Young students tend to model themselves after adults of the same sex, and having a female teacher who is anxious about math may reinforce the stereotype that boys are better at math than girls, explained Sian L. Beilock, an associate professor in psychology at the University of Chicago.
Beilock and colleagues studied 52 boys and 65 girls in classes taught by 17 different teachers. Ninety percent of U.S. elementary school teachers are women, as were all of those in this study.
Student math ability was not related to teacher math anxiety at the start of the school year, the researchers report in Tuesday's edition of Proceedings of the National Academy of Sciences.
But by the end of the year, the more anxious teachers were about their own math skills, the more likely their female students — but not the boys — were to agree that "boys are good at math and girls are good at reading."

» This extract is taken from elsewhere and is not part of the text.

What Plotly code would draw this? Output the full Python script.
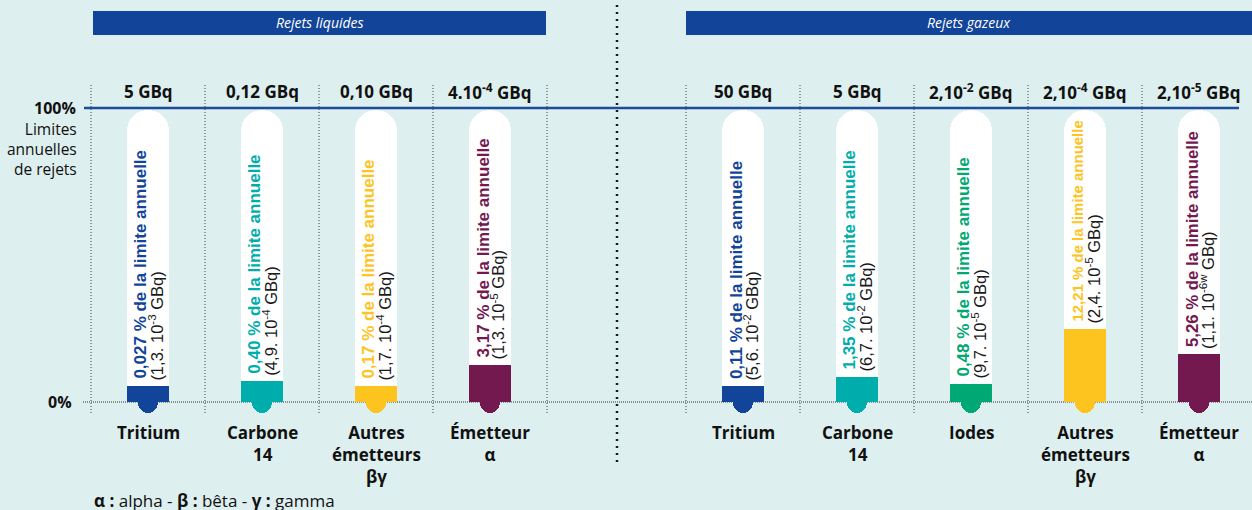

In addition, the girls who answered that way scored lower on math tests than either the classes' boys or the girls who had not developed a belief in the stereotype, the researchers found.

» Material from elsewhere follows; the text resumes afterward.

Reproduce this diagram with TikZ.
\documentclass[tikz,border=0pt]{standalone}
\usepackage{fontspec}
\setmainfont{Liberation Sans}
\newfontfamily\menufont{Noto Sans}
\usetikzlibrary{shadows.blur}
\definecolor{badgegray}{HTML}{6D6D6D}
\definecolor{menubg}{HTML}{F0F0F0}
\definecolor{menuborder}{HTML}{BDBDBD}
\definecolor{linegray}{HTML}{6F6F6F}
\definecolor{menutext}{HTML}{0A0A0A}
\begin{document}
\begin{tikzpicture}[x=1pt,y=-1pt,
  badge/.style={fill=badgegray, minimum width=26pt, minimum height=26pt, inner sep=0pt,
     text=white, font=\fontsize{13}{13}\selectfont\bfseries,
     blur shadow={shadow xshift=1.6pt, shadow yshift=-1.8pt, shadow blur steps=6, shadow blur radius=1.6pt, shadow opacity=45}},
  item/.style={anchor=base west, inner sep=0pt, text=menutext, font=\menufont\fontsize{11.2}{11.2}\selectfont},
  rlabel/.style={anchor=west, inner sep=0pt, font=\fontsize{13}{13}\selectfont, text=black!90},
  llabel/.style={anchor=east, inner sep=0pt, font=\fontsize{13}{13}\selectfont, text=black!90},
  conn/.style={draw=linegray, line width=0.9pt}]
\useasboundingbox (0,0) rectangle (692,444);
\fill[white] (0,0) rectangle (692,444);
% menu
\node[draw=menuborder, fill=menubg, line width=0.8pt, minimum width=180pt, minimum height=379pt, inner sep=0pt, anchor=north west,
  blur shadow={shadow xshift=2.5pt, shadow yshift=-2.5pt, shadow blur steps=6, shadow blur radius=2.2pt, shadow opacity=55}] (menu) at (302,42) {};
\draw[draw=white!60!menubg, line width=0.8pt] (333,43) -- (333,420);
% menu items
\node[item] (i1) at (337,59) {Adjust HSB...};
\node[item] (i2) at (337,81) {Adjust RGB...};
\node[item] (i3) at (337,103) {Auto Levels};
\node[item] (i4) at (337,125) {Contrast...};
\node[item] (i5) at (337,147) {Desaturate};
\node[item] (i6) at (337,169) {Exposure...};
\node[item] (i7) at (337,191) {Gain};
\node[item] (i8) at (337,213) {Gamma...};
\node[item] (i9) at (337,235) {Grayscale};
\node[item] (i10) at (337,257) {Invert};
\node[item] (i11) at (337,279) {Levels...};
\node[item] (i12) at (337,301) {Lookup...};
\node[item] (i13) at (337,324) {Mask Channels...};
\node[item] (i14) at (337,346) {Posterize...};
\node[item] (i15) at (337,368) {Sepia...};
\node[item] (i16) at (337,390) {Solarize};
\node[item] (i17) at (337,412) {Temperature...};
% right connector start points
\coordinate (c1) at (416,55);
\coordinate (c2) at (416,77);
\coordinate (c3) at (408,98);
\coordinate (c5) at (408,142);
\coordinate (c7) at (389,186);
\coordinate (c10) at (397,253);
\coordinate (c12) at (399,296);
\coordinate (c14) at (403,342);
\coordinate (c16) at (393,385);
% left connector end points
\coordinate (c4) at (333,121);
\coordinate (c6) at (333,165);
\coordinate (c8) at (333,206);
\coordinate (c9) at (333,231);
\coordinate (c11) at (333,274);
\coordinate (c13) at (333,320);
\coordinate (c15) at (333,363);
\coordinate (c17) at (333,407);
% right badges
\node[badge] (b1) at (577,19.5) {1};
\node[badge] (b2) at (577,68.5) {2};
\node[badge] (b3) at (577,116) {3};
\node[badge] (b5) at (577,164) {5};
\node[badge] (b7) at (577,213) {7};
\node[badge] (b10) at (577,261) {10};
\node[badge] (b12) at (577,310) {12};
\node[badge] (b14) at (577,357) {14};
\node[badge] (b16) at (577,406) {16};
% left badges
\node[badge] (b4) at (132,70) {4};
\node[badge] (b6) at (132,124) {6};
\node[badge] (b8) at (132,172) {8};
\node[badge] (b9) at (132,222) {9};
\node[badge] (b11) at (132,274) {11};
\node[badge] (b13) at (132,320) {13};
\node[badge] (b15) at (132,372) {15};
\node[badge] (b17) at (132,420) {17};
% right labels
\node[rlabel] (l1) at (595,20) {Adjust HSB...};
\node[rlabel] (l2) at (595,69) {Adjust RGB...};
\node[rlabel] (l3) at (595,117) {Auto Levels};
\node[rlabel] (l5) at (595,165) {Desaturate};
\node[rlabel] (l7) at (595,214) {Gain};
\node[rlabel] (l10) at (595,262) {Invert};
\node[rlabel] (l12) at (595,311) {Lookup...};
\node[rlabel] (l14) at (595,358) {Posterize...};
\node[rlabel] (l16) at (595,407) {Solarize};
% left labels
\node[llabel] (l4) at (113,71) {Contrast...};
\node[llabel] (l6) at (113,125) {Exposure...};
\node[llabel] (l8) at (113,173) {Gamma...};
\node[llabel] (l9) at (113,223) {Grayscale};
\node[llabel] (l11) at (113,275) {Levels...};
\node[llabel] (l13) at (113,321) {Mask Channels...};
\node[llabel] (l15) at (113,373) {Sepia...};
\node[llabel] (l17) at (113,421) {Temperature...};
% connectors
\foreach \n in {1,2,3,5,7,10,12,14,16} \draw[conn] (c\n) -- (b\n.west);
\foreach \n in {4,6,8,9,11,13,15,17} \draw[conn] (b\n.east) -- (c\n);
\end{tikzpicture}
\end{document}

"It's actually surprising in a way, and not. People have had a hunch that teachers could impact the students in this way, but didn't know how it might do so in gender-specific fashion," Beilock said in a telephone interview.

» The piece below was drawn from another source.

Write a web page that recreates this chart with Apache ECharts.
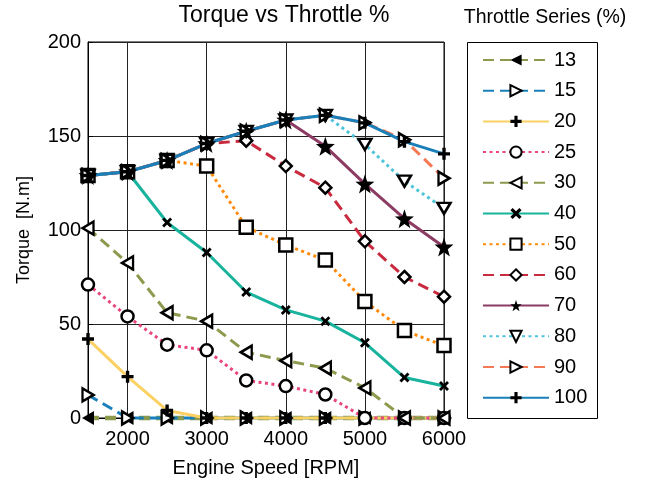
<!DOCTYPE html>
<html>
<head>
<meta charset="utf-8">
<script src="https://cdn.jsdelivr.net/npm/echarts@6/dist/echarts.min.js"></script>
<style>
  html, body { margin: 0; padding: 0; background: #fff; }
  #chart { width: 648px; height: 483px; }
</style>
</head>
<body>
<div id="chart"></div>
<script>
// Engine speed samples (RPM)
const rpm = [1500, 2000, 2500, 3000, 3500, 4000, 4500, 5000, 5500, 6000];

// Torque (N.m) per throttle opening
const torque13  = [0, 0, 0, 0, 0, 0, 0, 0, 0, 0];
const torque15  = [12.3, 0, 0, 0, 0, 0, 0, 0, 0, 0];
const torque20  = [42, 22, 4, 0, 0, 0, 0, 0, 0, 0];
const torque25  = [71, 54, 39, 36, 20, 17, 12.5, 0, 0, 0];
const torque30  = [101, 82.5, 56, 51.5, 35, 30.5, 26.5, 16, 0, 0];
const torque40  = [129, 131, 104, 88, 67, 57.5, 51.5, 40, 21.5, 17];
const torque50  = [129, 131, 137, 134, 101.5, 92, 84, 62, 46.5, 38.5];
const torque60  = [129, 131, 137, 146, 147.5, 134, 122.5, 94, 75, 64.5];
const torque70  = [129, 131, 137, 146, 152.5, 158.5, 144.5, 124.5, 106, 91];
const torque80  = [129, 131, 137, 146, 152.5, 158.5, 161, 145.5, 126, 111.5];
const torque90  = [129, 131, 137, 146, 152.5, 158.5, 161, 157, 148, 127.5];
const torque100 = [129, 131, 137, 146, 152.5, 158.5, 161, 157, 147, 140.5];

const throttleNames = ['13', '15', '20', '25', '30', '40', '50', '60', '70', '80', '90', '100'];

const FONT = '"Liberation Sans", Arial, Helvetica, sans-serif';

// Marker shapes
const SYM = {
  triLeft:  'path://M0,5L9,0L9,10Z',
  triRight: 'path://M9,5L0,0L0,10Z',
  triDown:  'path://M0,0L10,0L5,9Z',
  plus:     'path://M3.6,0H6.4V3.6H10V6.4H6.4V10H3.6V6.4H0V3.6H3.6Z',
  cross:    'path://M0,2L2,0L5,3L8,0L10,2L7,5L10,8L8,10L5,7L2,10L0,8L3,5Z',
  star:     'path://M5,0L6.2,3.5L10,3.6L7,5.9L8.1,9.5L5,7.4L1.9,9.5L3,5.9L0,3.6L3.8,3.5Z',
  square:   'rect',
  circle:   'circle',
  diamond:  'diamond'
};

const DASH = [11, 6];
const DOT = [3, 3.5];

function lineSeries(name, values, color, type, width, symbol, size, filled) {
  return {
    name: name,
    type: 'line',
    data: rpm.map((x, i) => [x, values[i]]),
    clip: false,
    symbol: symbol,
    symbolSize: size,
    showAllSymbol: true,
    lineStyle: { color: color, width: width, type: type },
    itemStyle: filled
      ? { color: '#000', borderColor: '#000', borderWidth: 0 }
      : { color: '#fff', borderColor: '#000', borderWidth: 2.5 },
    emphasis: { disabled: true }
  };
}

const series = [
  lineSeries('13',  torque13,  '#8b9a4c', DASH, 4.5, SYM.triLeft,  [12, 14], true),
  lineSeries('15',  torque15,  '#1a80bb', DASH, 3,   SYM.triRight, [11, 13], false),
  lineSeries('20',  torque20,  '#fcd164', 'solid', 3, SYM.plus,    12, true),
  lineSeries('25',  torque25,  '#e8467c', DOT, 3,    SYM.circle,   12, false),
  lineSeries('30',  torque30,  '#8b9a4c', DASH, 3,   SYM.triLeft,  [11, 13], false),
  lineSeries('40',  torque40,  '#17b39c', 'solid', 3, SYM.cross,   10, true),
  lineSeries('50',  torque50,  '#ff8a0a', DOT, 3,    SYM.square,   13, false),
  lineSeries('60',  torque60,  '#c92a3e', DASH, 3,   SYM.diamond,  12, false),
  lineSeries('70',  torque70,  '#8c3c63', 'solid', 3, SYM.star,    19, true),
  lineSeries('80',  torque80,  '#4dc4da', DOT, 3,    SYM.triDown,  [13, 11], false),
  lineSeries('90',  torque90,  '#f47a55', DASH, 3,   SYM.triRight, [11, 13], false),
  lineSeries('100', torque100, '#1a7fb8', 'solid', 3, SYM.plus,    12, true)
];

const chart = echarts.init(document.getElementById('chart'), null, { renderer: 'canvas' });

chart.setOption({
  animation: false,
  backgroundColor: '#fff',
  textStyle: { fontFamily: FONT, color: '#000' },
  grid: {
    left: 88, right: 204, top: 42, bottom: 63,
    show: true, borderColor: '#000', borderWidth: 1, backgroundColor: 'transparent'
  },
  xAxis: {
    type: 'value',
    min: 1500,
    max: 6000,
    splitNumber: 5,
    name: 'Engine Speed [RPM]',
    nameLocation: 'middle',
    nameGap: 40,
    nameTextStyle: { fontFamily: FONT, fontSize: 20, color: '#000' },
    axisLine: { show: true, onZero: false, lineStyle: { color: '#000', width: 1 } },
    axisTick: { show: true, inside: true, length: 5, lineStyle: { color: '#000' } },
    axisLabel: {
      fontFamily: FONT, fontSize: 20, color: '#000', margin: 11,
      showMinLabel: false,
      formatter: v => (v % 1000 === 0 ? String(v) : '')
    },
    splitLine: { show: true, lineStyle: { color: '#222', width: 1 } }
  },
  yAxis: {
    type: 'value',
    min: 0,
    max: 200,
    interval: 50,
    name: 'Torque  [N.m]',
    nameLocation: 'middle',
    nameGap: 55,
    nameTextStyle: { fontFamily: FONT, fontSize: 18, color: '#000' },
    axisLine: { show: true, lineStyle: { color: '#000', width: 1 } },
    axisTick: { show: true, inside: true, length: 5, lineStyle: { color: '#000' } },
    axisLabel: { fontFamily: FONT, fontSize: 20, color: '#000', margin: 7 },
    splitLine: { show: true, lineStyle: { color: '#222', width: 1 } }
  },
  legend: {
    data: throttleNames,
    orient: 'vertical',
    left: 482,
    top: 50,
    padding: 0,
    itemWidth: 66,
    itemHeight: 14,
    itemGap: 10.7,
    selectedMode: false,
    textStyle: { fontFamily: FONT, fontSize: 20, color: '#000', lineHeight: 20 }
  },
  graphic: [
    {
      type: 'text',
      style: {
        text: 'Torque vs Throttle %',
        x: 284, y: 16,
        align: 'center', verticalAlign: 'middle',
        font: '23px ' + FONT,
        fill: '#000'
      },
      z: 10
    },
    {
      type: 'text',
      style: {
        text: 'Throttle Series (%)',
        x: 545, y: 18,
        align: 'center', verticalAlign: 'middle',
        font: '19.5px ' + FONT,
        fill: '#000'
      },
      z: 10
    },
    {
      type: 'rect',
      shape: { x: 467.5, y: 42.5, width: 130, height: 376 },
      style: { fill: 'none', stroke: '#000', lineWidth: 1 },
      z: 0
    }
  ],
  series: series
});
</script>
</body>
</html>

Beilock, who studies how anxieties and stress can affect people's performance, noted that other research has indicated that elementary education majors at the college level have the highest levels of math anxiety of any college major.
"We wanted to see how that impacted their performance," she said.
After seeing the results, the researchers recommended that the math requirements for obtaining an elementary education teaching degree be rethought.
"If the next generation of teachers — especially elementary school teachers — is going to teach their students effectively, more care needs to be taken to develop both strong math skills and positive math attitudes in these educators," the researchers wrote.
Janet S. Hyde, a professor in the Department of Psychology at the University of Wisconsin-Madison, called the study a "great paper, very clever research."
"It squares with an impression I've had for a long time," said Hyde, who was not part of the research team.
Hyde was lead author of a 2008 study showing women gaining on men in math skills but still lagging significantly in areas such as physics and engineering.
Girls who grow up believing females lack math skills wind up avoiding harder math classes, Hyde noted.
"It keeps girls and women out of a lot of careers, particularly high-prestige, lucrative careers in science and technology," she said.
Beilock did note that not all of the girls in classrooms with math-anxious teachers fell prey to the stereotype, but "teachers are one source," she said.
Teacher math anxiety was measured on a 25-question test about situations that made them anxious, such as reading a cash register receipt or studying for a math test. A separate test checked the math skills of the teachers, who worked in a large Midwestern urban school district.
Student math skills were tested in the first three months of the school year and again in the last two months of the year.
The research was funded by the National Science Foundation.